He is considered to have started the Monastery dispute of Aargau (German: Aargauer Klosterstreit) which led to the abolition of all monasteries in Aargau in 1841 and the eventual establishment of the Swiss state.[2]
Early life
Keller was born in 1805 to Joseph Keller, a farmer, and his wife Barbara.[1]
After studying philology, history, pedagogy, philosophy and literature in Munich and Breslau, where he was influenced by Ludwig Wachler, Keller first worked as a teacher in Lucerne[1] and was the director of the teacher seminar of Aargau from 1834 to 1856. In this position he learned much about the building up of the education system in the canton of Aargau.
Career
Keller was better known as a radical liberal politician and harsh critic of the Roman Catholic Church, although he was himself a Catholic. In 1835 he was elected into the parliament of the canton of Aargau, which he was a part of until 1856.

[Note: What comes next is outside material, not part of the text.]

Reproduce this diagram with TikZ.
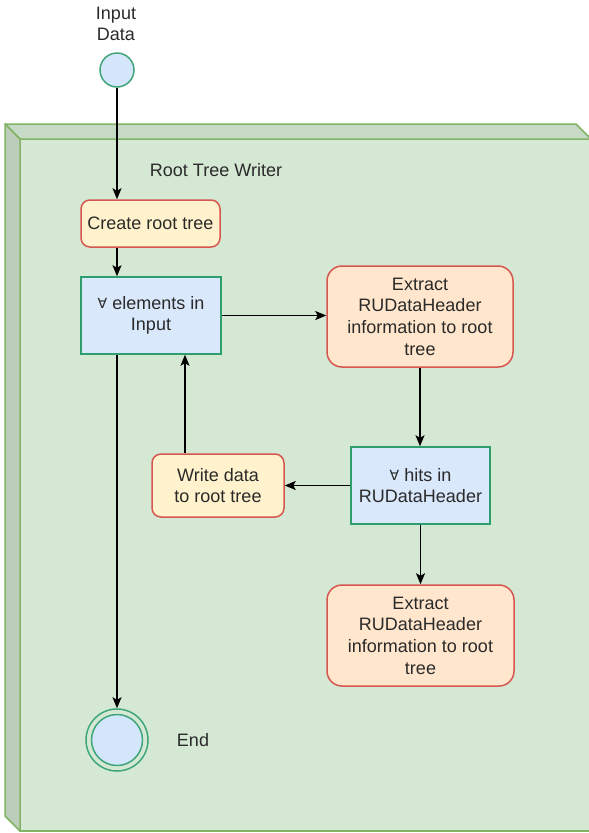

After conflicts resembling a civil war between government troops and Catholic insurgents in January 1841, Keller called the monasteries antagonistic to progress and made them accountable for the insurrection in Freiamt during a speech in parliament;[2] the government then abolished all monasteries in Aargau. The Monastery dispute of Aargau caused an international crisis and ended in the Sonderbund war of 1847, which was followed by the founding of the Swiss federal republic in 1848.
From 1848 to 1881, Keller was politically active on a national level and was almost consistently a member of either the National Council or the Council of States.[3] In 1871 and 1872 he was president of the latter. From 1856 to 1881, he was governmental council member of the canton Aargau. He spoke out for the complete equality for Jews in Surbtal.[1]
As president of the Aargau church council, Keller denounced the dogma of infallibility of Pope Pius IX in 1870 and called for the establishment of an independent Swiss national church during the Kulturkampf. He also worked to ban Jesuits from entering the new country;[4] this ban was lifted in 1973.
In 1871, he was one of the founders of the Swiss Association of Liberal Catholics and was elected president of the synod council in 1875; in 1874 he co-founded the Christian Catholic Church of Switzerland.[1]
Legacy
Augustin Keller was the great-grandfather of a major figure in the Fascist Frontsfrühling in Switzerland, Dr. Max Leo Keller.[5]